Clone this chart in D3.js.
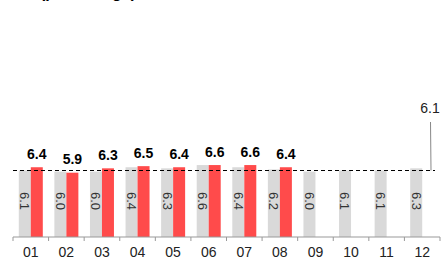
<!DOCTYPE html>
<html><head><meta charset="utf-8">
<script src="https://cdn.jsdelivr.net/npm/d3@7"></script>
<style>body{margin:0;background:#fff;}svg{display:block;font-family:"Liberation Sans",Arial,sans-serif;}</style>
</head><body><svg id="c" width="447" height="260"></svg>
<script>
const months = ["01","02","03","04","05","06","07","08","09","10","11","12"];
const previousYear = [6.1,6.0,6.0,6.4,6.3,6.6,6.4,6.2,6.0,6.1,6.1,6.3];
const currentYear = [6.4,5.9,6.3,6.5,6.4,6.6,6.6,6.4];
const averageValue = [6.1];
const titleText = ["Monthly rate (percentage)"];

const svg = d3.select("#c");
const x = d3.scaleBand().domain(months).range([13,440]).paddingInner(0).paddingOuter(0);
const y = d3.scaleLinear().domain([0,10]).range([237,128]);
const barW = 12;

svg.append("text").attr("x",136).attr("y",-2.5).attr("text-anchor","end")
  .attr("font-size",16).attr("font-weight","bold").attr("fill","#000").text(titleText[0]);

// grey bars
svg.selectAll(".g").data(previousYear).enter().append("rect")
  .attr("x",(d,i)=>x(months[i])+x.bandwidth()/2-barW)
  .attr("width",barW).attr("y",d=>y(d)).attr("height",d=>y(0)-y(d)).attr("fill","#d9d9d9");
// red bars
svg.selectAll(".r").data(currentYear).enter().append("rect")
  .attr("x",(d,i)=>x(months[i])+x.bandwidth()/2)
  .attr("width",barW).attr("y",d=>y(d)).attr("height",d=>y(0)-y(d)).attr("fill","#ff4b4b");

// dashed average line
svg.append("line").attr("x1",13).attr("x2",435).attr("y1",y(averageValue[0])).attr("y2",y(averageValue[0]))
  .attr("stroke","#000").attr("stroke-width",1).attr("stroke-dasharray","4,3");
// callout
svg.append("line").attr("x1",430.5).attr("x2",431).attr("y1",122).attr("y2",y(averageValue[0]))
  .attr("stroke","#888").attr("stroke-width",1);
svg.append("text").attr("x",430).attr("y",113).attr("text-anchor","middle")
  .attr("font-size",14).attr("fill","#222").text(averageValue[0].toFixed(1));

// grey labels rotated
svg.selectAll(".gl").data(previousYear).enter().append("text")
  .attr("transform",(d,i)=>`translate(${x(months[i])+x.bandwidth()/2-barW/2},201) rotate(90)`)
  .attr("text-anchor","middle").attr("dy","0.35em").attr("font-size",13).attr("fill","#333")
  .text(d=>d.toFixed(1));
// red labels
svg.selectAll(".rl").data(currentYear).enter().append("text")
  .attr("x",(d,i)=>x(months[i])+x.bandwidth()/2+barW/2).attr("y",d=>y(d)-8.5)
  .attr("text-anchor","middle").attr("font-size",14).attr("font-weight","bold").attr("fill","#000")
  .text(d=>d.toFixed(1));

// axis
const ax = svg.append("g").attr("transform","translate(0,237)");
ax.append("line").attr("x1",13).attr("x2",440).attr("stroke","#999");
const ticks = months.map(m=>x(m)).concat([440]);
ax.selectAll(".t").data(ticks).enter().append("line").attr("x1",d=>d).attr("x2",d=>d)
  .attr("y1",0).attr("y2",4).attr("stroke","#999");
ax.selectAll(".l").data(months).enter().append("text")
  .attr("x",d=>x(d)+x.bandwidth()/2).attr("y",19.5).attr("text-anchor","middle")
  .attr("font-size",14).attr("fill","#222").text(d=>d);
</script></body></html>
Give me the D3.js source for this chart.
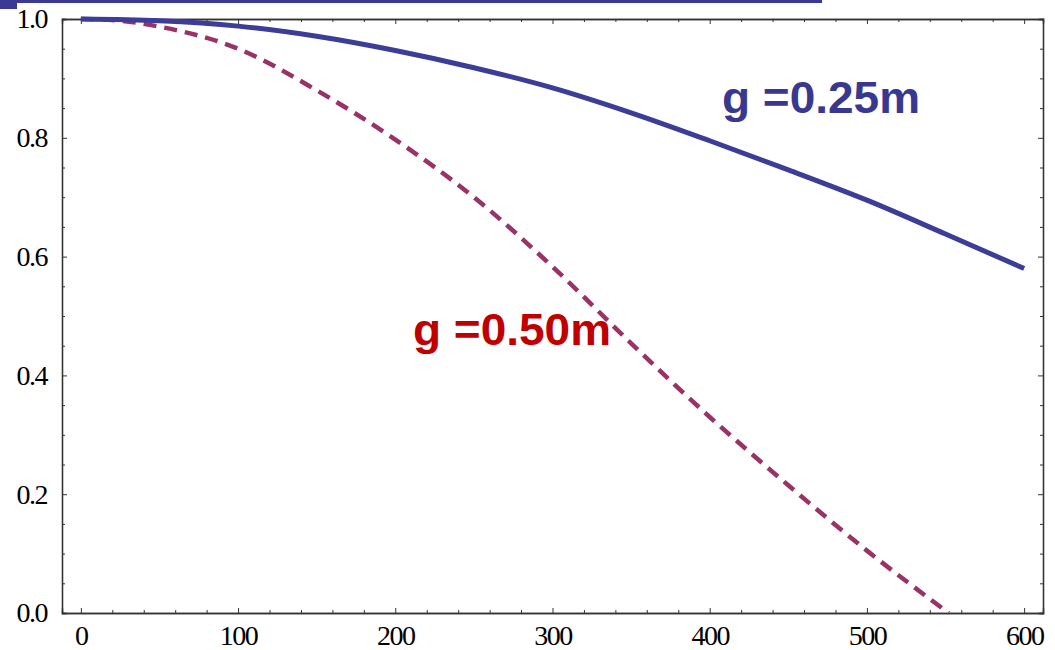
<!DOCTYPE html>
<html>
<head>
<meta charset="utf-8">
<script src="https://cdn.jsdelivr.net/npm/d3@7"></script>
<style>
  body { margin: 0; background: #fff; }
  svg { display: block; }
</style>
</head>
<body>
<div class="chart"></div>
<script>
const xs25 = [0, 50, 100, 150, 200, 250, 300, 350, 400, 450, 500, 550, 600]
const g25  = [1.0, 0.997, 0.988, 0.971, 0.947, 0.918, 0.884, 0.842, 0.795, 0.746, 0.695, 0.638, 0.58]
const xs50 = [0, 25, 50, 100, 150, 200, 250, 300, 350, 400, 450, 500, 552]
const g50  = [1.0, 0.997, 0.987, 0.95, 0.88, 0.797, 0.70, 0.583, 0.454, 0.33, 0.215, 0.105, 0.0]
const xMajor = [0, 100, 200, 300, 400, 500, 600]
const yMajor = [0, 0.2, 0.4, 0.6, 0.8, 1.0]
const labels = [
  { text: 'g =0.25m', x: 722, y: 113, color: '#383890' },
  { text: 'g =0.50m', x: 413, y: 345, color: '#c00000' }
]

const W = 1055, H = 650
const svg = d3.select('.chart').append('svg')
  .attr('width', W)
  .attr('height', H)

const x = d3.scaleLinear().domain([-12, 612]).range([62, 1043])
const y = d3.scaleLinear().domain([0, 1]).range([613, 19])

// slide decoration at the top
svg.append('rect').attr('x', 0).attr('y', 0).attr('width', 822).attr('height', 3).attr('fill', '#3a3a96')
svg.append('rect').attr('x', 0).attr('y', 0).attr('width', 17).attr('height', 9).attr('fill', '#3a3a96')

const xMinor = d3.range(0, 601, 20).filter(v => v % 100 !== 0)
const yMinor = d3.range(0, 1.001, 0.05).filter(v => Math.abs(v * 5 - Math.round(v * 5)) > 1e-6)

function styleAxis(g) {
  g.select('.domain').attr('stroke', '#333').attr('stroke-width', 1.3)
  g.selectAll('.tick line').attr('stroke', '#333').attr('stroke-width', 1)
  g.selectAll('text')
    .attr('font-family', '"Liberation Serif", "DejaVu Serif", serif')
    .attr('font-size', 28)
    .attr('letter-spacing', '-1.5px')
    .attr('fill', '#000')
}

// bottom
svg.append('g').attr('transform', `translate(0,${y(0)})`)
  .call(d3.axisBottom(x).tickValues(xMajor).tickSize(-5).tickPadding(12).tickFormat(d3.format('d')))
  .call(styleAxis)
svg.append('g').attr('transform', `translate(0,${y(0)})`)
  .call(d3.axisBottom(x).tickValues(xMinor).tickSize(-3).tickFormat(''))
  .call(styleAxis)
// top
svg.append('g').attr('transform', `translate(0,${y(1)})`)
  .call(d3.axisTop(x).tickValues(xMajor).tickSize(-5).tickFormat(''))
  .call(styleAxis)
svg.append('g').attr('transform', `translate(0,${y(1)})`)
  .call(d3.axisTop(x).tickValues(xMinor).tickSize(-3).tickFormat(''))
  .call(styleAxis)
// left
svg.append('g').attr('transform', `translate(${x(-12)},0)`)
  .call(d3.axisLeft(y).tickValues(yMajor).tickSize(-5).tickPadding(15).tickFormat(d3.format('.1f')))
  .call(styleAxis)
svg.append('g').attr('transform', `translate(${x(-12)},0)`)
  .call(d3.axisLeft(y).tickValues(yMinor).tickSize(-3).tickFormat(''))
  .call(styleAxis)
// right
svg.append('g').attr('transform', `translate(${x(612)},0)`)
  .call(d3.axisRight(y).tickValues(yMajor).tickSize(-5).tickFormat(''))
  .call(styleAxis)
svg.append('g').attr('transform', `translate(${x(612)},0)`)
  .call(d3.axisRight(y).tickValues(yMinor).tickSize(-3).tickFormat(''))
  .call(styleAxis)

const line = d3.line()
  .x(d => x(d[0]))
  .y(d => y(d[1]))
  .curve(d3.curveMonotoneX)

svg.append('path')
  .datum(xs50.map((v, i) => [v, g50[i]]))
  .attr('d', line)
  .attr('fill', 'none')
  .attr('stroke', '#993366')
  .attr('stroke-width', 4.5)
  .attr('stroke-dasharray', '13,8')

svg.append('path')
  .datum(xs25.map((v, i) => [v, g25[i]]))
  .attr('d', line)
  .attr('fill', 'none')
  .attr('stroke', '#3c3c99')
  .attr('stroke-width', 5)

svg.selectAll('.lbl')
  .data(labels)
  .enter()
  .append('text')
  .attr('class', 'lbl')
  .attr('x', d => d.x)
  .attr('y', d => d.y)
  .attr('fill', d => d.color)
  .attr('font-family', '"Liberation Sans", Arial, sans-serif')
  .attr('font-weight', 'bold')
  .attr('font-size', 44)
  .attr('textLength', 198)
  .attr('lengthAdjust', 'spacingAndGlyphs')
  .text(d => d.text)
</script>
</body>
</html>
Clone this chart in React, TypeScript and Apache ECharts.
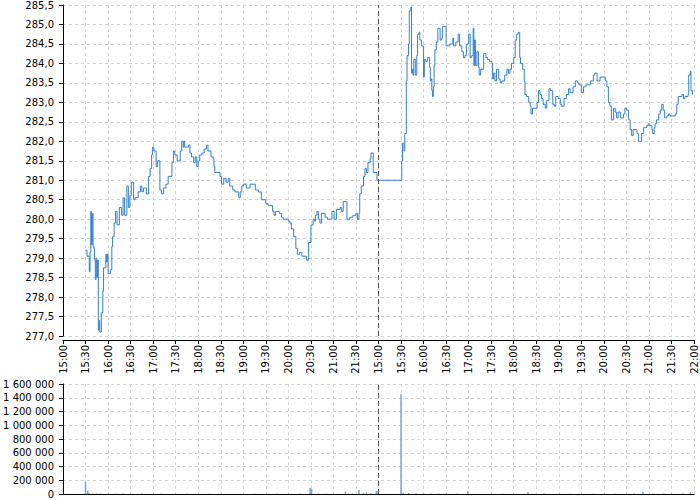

Task statement ▸
Find each line holding the string "Clone" and copy it out.

Expected output ▸
Clone this chart in D3.js.
Clone this chart in React, TypeScript and Apache ECharts.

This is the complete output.